Bulldogs Beat

‘Once we buy in, the sky’s the limit’: Revisiting the 2017 Georgia-Notre Dame game

The 2017 matchup between Georgia and Notre Dame undoubtedly made a splash in the moment.

The once-in-a-lifetime showdown in South Bend, the sea of Georgia fans invading Notre Dame Stadium and, of course, a tight game that ended in a 20-19 Georgia victory all made for an unforgettable experience.

However, the true legacy of that game extends beyond Sept. 9, 2017, leaving ripples that affect the Bulldog program to this day.

More than two years removed from that night, it’s easy to look back and say that game launched the Bulldogs both on a run to the national championship game that season, and also to the powerhouse status the Georgia program holds today.

“It just showed everyone that it’s a new era,” senior safety J.R. Reed said. “It showed everyone when we buy into the program and Kirby Smart and Coach Smart’s way, we can be very good, we can be the best team that we want to be.”

At the time of that game, Georgia was coming off an 8-5 2016 season that included home losses to Vanderbilt and Georgia Tech. During that season, Reed said, not everyone on the team “bought in” to the new program.

“We hit some bumps in the road,” Reed said. “But once we buy in, the sky’s the limit.”

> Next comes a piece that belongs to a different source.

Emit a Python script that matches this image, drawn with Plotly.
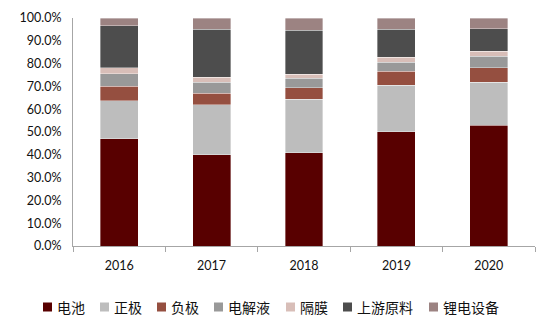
import plotly.graph_objects as go

years = ["2016", "2017", "2018", "2019", "2020"]

battery = [47.0, 40.0, 41.0, 50.2, 52.9]
cathode = [16.8, 21.9, 23.4, 20.4, 19.0]
anode = [6.2, 5.2, 5.1, 6.1, 6.3]
electrolyte = [5.5, 4.8, 4.0, 4.0, 5.0]
separator = [2.7, 2.2, 1.8, 2.0, 2.3]
upstream = [18.3, 20.9, 19.3, 12.3, 9.8]
equipment = [3.5, 5.0, 5.4, 5.0, 4.7]

names = ["电池", "正极", "负极", "电解液", "隔膜", "上游原料", "锂电设备"]
values = [battery, cathode, anode, electrolyte, separator, upstream, equipment]
colors = ["#580000", "#BDBDBD", "#954F40", "#999999", "#D8BEB8", "#4D4D4D", "#9C8382"]

W, H = 550, 323
L, R, T, B = 73, 15, 18, 77
PW, PH = W - L - R, H - T - B

fig = go.Figure()
for name, vals, color in zip(names, values, colors):
    fig.add_trace(go.Bar(
        x=years, y=vals, name=name, showlegend=False,
        marker=dict(color=color, line=dict(color="rgba(255,255,255,0.6)", width=0.6)),
    ))

# legend row below the axis: a colour square followed by the series name
def px_x(p):
    return (p - L) / PW

def px_y(p):
    return (H - B - p) / PH

legend_left = [43, 100, 157, 214, 286, 343, 429]
legend_mid = 307
sq = 9
for name, color, x0 in zip(names, colors, legend_left):
    fig.add_shape(
        type="rect", xref="paper", yref="paper",
        x0=px_x(x0), x1=px_x(x0 + sq),
        y0=px_y(legend_mid + sq / 2), y1=px_y(legend_mid - sq / 2),
        fillcolor=color, line=dict(width=0),
    )
    fig.add_annotation(
        text=name, xref="paper", yref="paper",
        x=px_x(x0 + sq + 3), y=px_y(legend_mid),
        xanchor="left", yanchor="middle", showarrow=False,
        font=dict(family="Noto Sans CJK SC", size=14, color="#111"),
    )

fig.update_layout(
    barmode="stack",
    bargap=0.59,
    width=W, height=H,
    margin=dict(l=L, r=R, t=T, b=B, autoexpand=False),
    paper_bgcolor="white", plot_bgcolor="white",
    font=dict(family="Lato, Noto Sans CJK SC", size=12, color="#222"),
    xaxis=dict(
        showline=True, linecolor="#A6A6A6", linewidth=1,
        ticks="outside", ticklen=5, tickcolor="#A6A6A6",
        tickson="boundaries", ticklabelstandoff=8,
        tickfont=dict(family="Lato", size=12.5, color="#111"),
    ),
    yaxis=dict(
        range=[0, 100], dtick=10, ticksuffix="%", tickformat=".1f",
        showline=True, linecolor="#A6A6A6", linewidth=1,
        showgrid=False, zeroline=False, ticklabelstandoff=8,
        tickfont=dict(family="Lato", size=12.5, color="#111"),
    ),
)

fig.write_html("out.html")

Senior defensive lineman David Marshall also played in the first Notre Dame game. Like Reed, he said it took some time for the Bulldogs to fully invest in Smart’s program when he arrived in Athens.

But on that night in South Bend, Marshall and the rest of the team could see a corner had been turned.

“It just gave us confidence seeing who really wanted to play,” Marshall said. “It really impacted most of the season where basically, it showed us what type of team we were and what type of toughness we had on the team.”

Several current stars had big moments in that contest. Junior running back D’Andre Swift had a 40-yard third-quarter run to set up Georgia’s second touchdown. Reed had an open-field tackle on Irish quarterback Brandon Wimbush to end a drive, and junior safety Richard LeCounte broke up a pass to put a halt to the drive after that.

However, that night doesn’t mean more to any Bulldog than it does to senior kicker Rodrigo Blankenship.

The night before the game, head coach Kirby Smart told Blankenship he had been awarded a scholarship. Smart said he did that because he didn’t want his kicker to feel the burden of kicking for a scholarship in such a big game.

“I definitely think that it was a big sigh of relief when he told me,” Blankenship said.

Blankenship kept the secret, telling just his parents and his girlfriend. He went 1-for-2 on his first two field goals, but rebounded to knock in the game-winning kick, a 30-yarder with 3:34 left to play.

After the game, Smart told Blankenship to tell the team the good news. Upon revealing the secret, he was mobbed by joyful Bulldogs.

That night serves as a pretty stark before and after moment in the career of the Georgia kicker. Two years later, he can see that it played a similar role in the growth of Georgia’s program.

“It was a great opportunity for us to learn and develop and just learn how to handle tough situations,” Blankenship said. “I really think that we used some of that experience that we had from that game to help us in some big moments later on in that season and also just to carry over into these last couple years.”

Blankenship said one thing the Bulldogs have learned since then is how to better coach up younger players and elevate everyone on the team. Some of the guys that are young Bulldogs now can remember watching that game from two years ago.

Sophomore outside linebacker Azeez Ojulari committed to Georgia on Aug. 17. Just a few weeks later, he watched as fellow outside linebackers Davin Bellamy and Lorenzo Carter combined on a strip sack fumble recovery to seal the win.

Sophomore offensive lineman Cade Mays said Georgia didn’t really come onto his recruiting radar until October of 2017. However, he did say the program’s willingness to seek out big opponents played a role in his commitment decision.

“I had to put myself in the position where if I’m going to put in this work, I want to go win a championship and I want to contend for it,” Mays said.

Since that game, contending for championships is all the Bulldogs have done.

They came within a couple plays of winning the national championship in 2017, and they were a second half comeback by Alabama in the 2018 SEC Championship from reaching the College Football Playoff for the second straight year.

This season, Georgia is once again set up as one of the top contenders for the national title. That status doesn’t look to be going away in the coming years, either.

All of these ripples can be traced back to the stone in the pond that was Sept. 9, 2017, in South Bend.